Note: In both villages there are no real shops – possibly a kiosk in Theth now; so bring your own special supplies and snacks from Shkodra. Meals, coffee, drinks are available at accommodations.
THE HIKE from Valbona to Theth:
The hiking trail distance is about 17 km from Valbona to Theth (from my guesthouse). Most people say it takes 6-7 hours. However, it’s a not a difficult hike. Rather easy and simple, actually.
You follow a river valley and then up a steep slope to the Valbona mountain pass. Then down the other side to follow another river valley to Theth.
But the mountain hike is tiring. Especially if your pack is a little heavy (I carried water and a bottle of red wine; and if, you’re more prone to being a couch potato … then slow down). I was much slower. And enjoyed picnics amid tranquil panoramas, and yeah, abundant photo ops.

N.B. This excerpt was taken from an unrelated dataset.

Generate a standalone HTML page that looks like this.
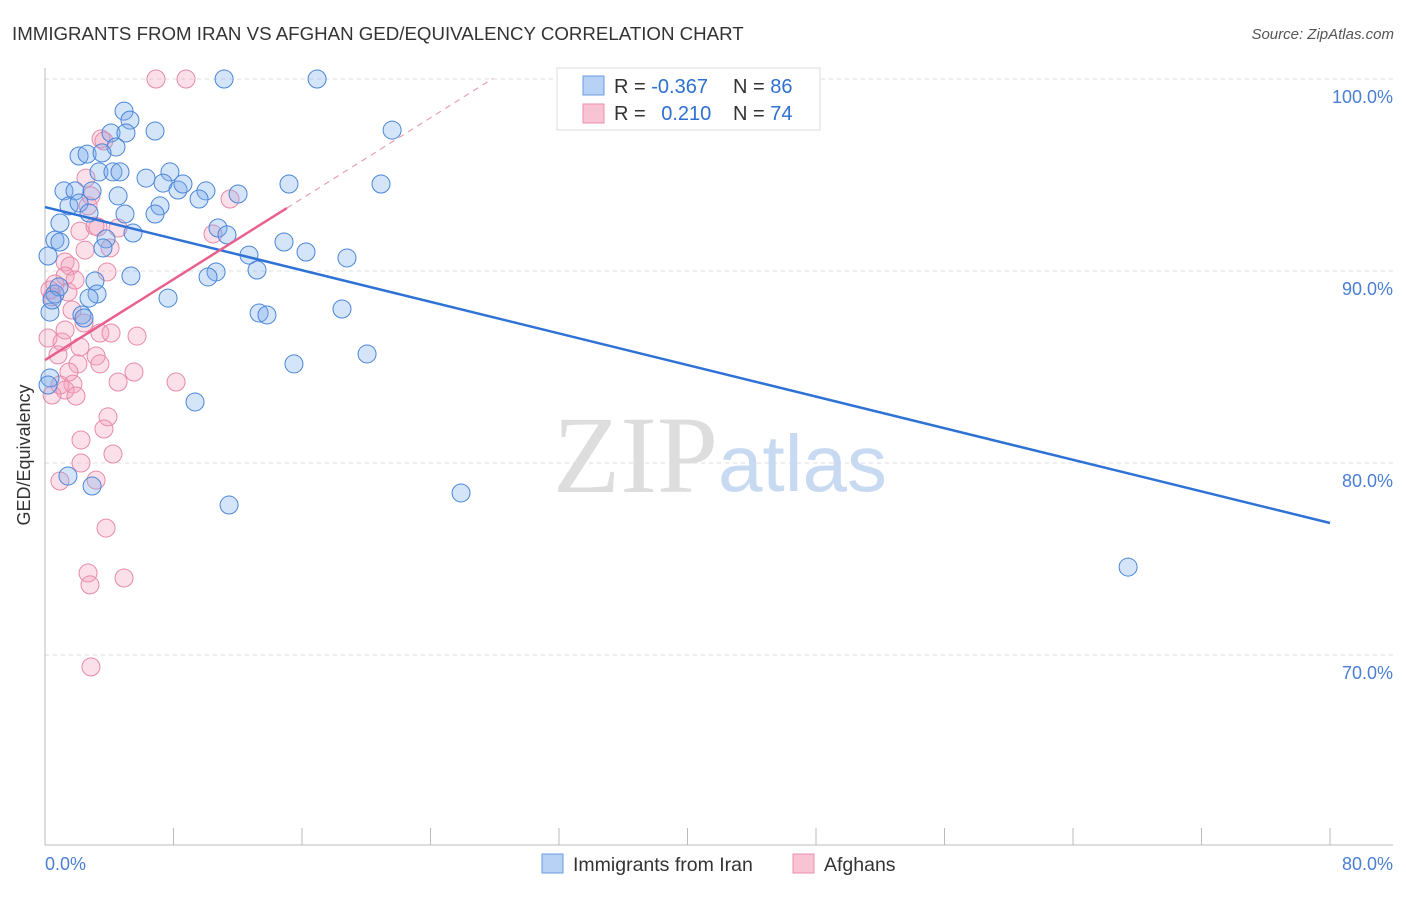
<!DOCTYPE html>
<html><head><meta charset="utf-8"><style>
body{margin:0;background:#fff;font-family:"Liberation Sans",sans-serif}
svg text{font-family:"Liberation Sans",sans-serif}
</style></head><body>
<svg id="chart" width="1406" height="892">
<text x="12" y="40" font-size="18.7" fill="#333">IMMIGRANTS FROM IRAN VS AFGHAN GED/EQUIVALENCY CORRELATION CHART</text>
<text x="1394" y="39" font-size="15" fill="#555" font-style="italic" text-anchor="end">Source: ZipAtlas.com</text>
<g id="grid"></g>
<text x="553" y="492" font-size="110" fill="#ddd" style="font-family:'Liberation Serif',serif">ZIP</text>
<text x="718" y="491" font-size="80" fill="#c8daf2">atlas</text>
<g id="pts"></g>
<g id="trends"></g>
<text x="30" y="455" font-size="18" fill="#333" text-anchor="middle" transform="rotate(-90 30 455)">GED/Equivalency</text>
<text x="45" y="870" font-size="18" fill="#4a7fd4">0.0%</text>
<text x="1393" y="870" font-size="18" fill="#4a7fd4" text-anchor="end">80.0%</text>
<g>
<rect x="557" y="68" width="263" height="62" fill="#fff" stroke="#ddd"/>
<rect x="583" y="76" width="21" height="19" fill="#b8d2f5" stroke="#6a9be0"/>
<rect x="583" y="104" width="21" height="19" fill="#f8c4d4" stroke="#eb8fac"/>
<text x="614" y="93" font-size="20" fill="#333">R = <tspan fill="#2f6fd1">-0.367</tspan></text>
<text x="733" y="93" font-size="20" fill="#333">N = <tspan fill="#2f6fd1">86</tspan></text>
<text x="614" y="120" font-size="20" fill="#333">R = <tspan fill="#2f6fd1" dx="10">0.210</tspan></text>
<text x="733" y="120" font-size="20" fill="#333">N = <tspan fill="#2f6fd1">74</tspan></text>
</g>
<g>
<rect x="542" y="854" width="21" height="19" fill="#b8d2f5" stroke="#6a9be0"/>
<text x="573" y="871" font-size="19.5" fill="#333">Immigrants from Iran</text>
<rect x="793" y="854" width="21" height="19" fill="#f8c4d4" stroke="#eb8fac"/>
<text x="824" y="871" font-size="19.5" fill="#333">Afghans</text>
</g>
</svg>
<script>
const yTicks=[100,90,80,70];
const xTicks=[0,8,16,24,32,40,48,56,64,72,80];
const blueX=[11.15,16.94,4.92,5.29,4.11,5.04,6.85,21.61,4.42,2.12,2.62,3.55,3.36,4.23,4.67,6.29,7.78,7.35,8.28,8.59,10.02,9.59,12.02,15.19,20.92,1.18,1.87,2.93,4.55,1.49,2.12,2.74,7.16,6.85,4.98,10.77,11.33,5.48,3.80,0.93,0.62,0.93,3.61,12.70,14.88,16.25,18.80,5.35,10.65,10.15,13.20,3.11,3.24,2.74,7.66,0.62,0.31,2.30,2.43,13.33,13.82,18.49,20.05,15.50,9.34,0.31,0.19,1.43,2.93,11.46,25.90,67.43,0.19,0.87,0.44];
const blueY=[100,100,98.33,97.86,97.19,97.19,97.29,97.34,96.46,95.99,96.09,96.15,95.16,95.16,95.16,94.84,95.16,94.58,94.22,94.53,94.17,93.75,94.01,94.53,94.53,94.17,94.17,94.17,93.91,93.39,93.54,93.02,93.39,92.97,92.97,92.24,91.88,91.98,91.67,92.50,91.61,91.51,91.20,90.83,91.51,90.99,90.68,89.74,89.95,89.69,90.05,89.48,88.80,88.59,88.59,88.80,87.86,87.71,87.55,87.81,87.71,88.02,85.68,85.16,83.18,84.43,84.06,79.32,78.80,77.81,78.44,74.58,90.78,89.17,88.49];
const pinkX=[6.91,8.78,3.49,3.67,2.55,2.86,2.68,11.52,10.46,2.18,3.30,3.11,4.55,1.25,1.56,1.25,3.86,0.62,1.43,0.44,1.68,2.43,3.42,4.11,5.73,0.19,1.06,2.18,3.18,0.81,2.05,3.42,1.49,1.74,4.55,5.54,8.16,0.93,1.25,1.93,3.92,3.67,2.24,2.24,4.23,0.93,3.18,3.80,2.68,2.80,4.92,2.86,0.31,1.87,4.05,2.49,1.25,0.44];
const pinkY=[100,100,96.88,96.77,94.84,93.91,93.39,93.75,91.93,92.08,92.29,92.34,92.24,90.47,90.26,89.74,89.95,89.32,88.91,88.65,87.97,87.29,86.77,86.77,86.61,86.51,86.30,86.04,85.57,85.63,85.16,85.16,84.74,84.11,84.22,84.74,84.22,84.06,83.80,83.49,82.40,81.77,81.20,80.00,80.47,79.06,79.11,76.61,74.27,73.65,74.01,69.38,89.01,89.53,91.20,91.09,86.93,83.54];
const blueTrend=[93.33,76.875];
const pinkTrend=[85.36,93.28,15.06,27.9];
const sx=v=>45+v*1285/80, sy=v=>79+(100-v)*19.2;
const NS='http://www.w3.org/2000/svg';
const grid=document.getElementById('grid');
function mk(tag,attrs,parent){const e=document.createElementNS(NS,tag);for(const k in attrs)e.setAttribute(k,attrs[k]);parent.appendChild(e);return e;}
yTicks.forEach(t=>{
 const l=mk('line',{x1:45,x2:1393,y1:sy(t),y2:sy(t),stroke:'#ddd','stroke-dasharray':'4,4'},grid);
 
 
 const tx=mk('text',{x:1393,y:sy(t)+24,'font-size':18,fill:'#4a7fd4','text-anchor':'end'},grid);
 tx.textContent=t.toFixed(1)+'%';
 
 
});
mk('line',{x1:45,x2:45,y1:68,y2:845,stroke:'#bbb'},grid);
mk('line',{x1:45,x2:1393,y1:845,y2:845,stroke:'#bbb'},grid);
xTicks.forEach(t=>{const l=mk('line',{x1:sx(t),x2:sx(t),y1:828,y2:845,stroke:'#bbb'},grid);
 
 });
const pts=document.getElementById('pts');
pinkX.forEach((x,i)=>{const c=mk('circle',{cx:sx(x),cy:sy(pinkY[i]),r:9,fill:'rgba(244,160,186,0.32)',stroke:'#e88aa8','stroke-width':1},pts);
 
 });
blueX.forEach((x,i)=>{const c=mk('circle',{cx:sx(x),cy:sy(blueY[i]),r:9,fill:'rgba(120,170,235,0.32)',stroke:'#4a86d8','stroke-width':1},pts);
 
 });
const tr=document.getElementById('trends');
const b=mk('line',{x1:sx(0),y1:sy(blueTrend[0]),x2:sx(80),y2:sy(blueTrend[1]),stroke:'#2f72d6','stroke-width':2.5},tr);


const slope=(pinkTrend[1]-pinkTrend[0])/pinkTrend[2];
const p=mk('line',{x1:sx(0),y1:sy(pinkTrend[0]),x2:sx(pinkTrend[2]),y2:sy(pinkTrend[1]),stroke:'#e8608c','stroke-width':2.5},tr);


const pd=mk('line',{x1:sx(pinkTrend[2]),y1:sy(pinkTrend[1]),x2:sx(pinkTrend[3]),y2:sy(pinkTrend[0]+slope*pinkTrend[3]),stroke:'#eaa0b8','stroke-width':1.2,'stroke-dasharray':'6,5'},tr);


</script>
</body></html>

NOTE: Hiking this route and much of Albania’s Accursed Mountains is not possible in winter.
Summer is hot, set off early. Yet much of the hike is shaded. Especially from the Valbona Pass – at 1812 meters – down to Theth, which is mostly forest.
Water is easily obtained on route from streams and rivers. I drank it straight, without purification. But take at least 1.5 liters to start, and always top up when you can.
The route is marked with red and white painted stripes on rocks and trees for much of hike. BUT not so much from Valbona, where it’s just a matter of walking up the road to the trail-head then up the wide river bed to the village of Ragam. And from there, trail markings are better as you follow an ancient mule track.
What to wear on the hike:
Wear boots. I wore hiking sandals – but not the best on such slopes, especially loose scree.
Obviously a backpack or day-pack with camera, sunblock, a few snacks and survival essentials. Even on a hot summer’s day, carry a fleece and a waterproof jacket, for unexpected downpours and sudden chill.